GitHub January 28th Incident Report

“Slightly over 25% of our servers and several network devices rebooted as a result. This left our infrastructure in a partially operational state and generated alerts to multiple on-call engineers.”

Incident	#32 at Github on 2016/01/27 by Scott Sanders (Senior Operations Engineer)
Full report	https://github.blog/2016-02-03-january-28th-incident-report/
How it happened	The datacenter experienced a brief disruption in the systems that supply power to the servers and equipment. 25% of servers and several network devices rebooted, leaving the infrastructure in a partially operational state.
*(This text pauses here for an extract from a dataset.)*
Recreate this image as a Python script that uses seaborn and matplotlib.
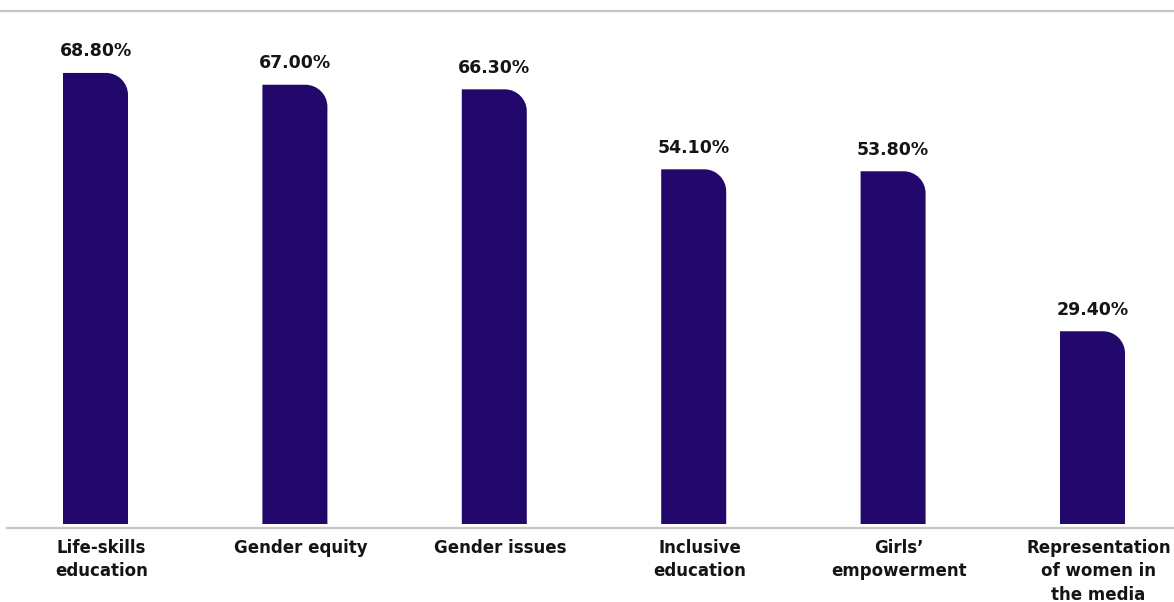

Reboots of some machine types failed (due to physical drives not being recognized) and some application processes would not start because Redis clusters were unavailable.
Architecture	Datacenter with servers running applications with dependencies on Redis clusters.
Technologies	Redis
Root cause	Power disruption to database; a known firmware issue prevented machines from recognizing their own drives after power-cycle; and some application processes (unnecessarily) depend on Redis for starting up.
Failure	Sever machines would not boot after power-cycle; Redis clusters were unavailable; and application processes failed to (re)start.
Impact	Applications began serving HTTP 503 repsonses to users.
Mitigation	Repaired servers that would not boot by removing residual static electricity (aka "flea power"); rebuilt Redis clusters on alternate hardware (ie, restoring data onto standby equipment).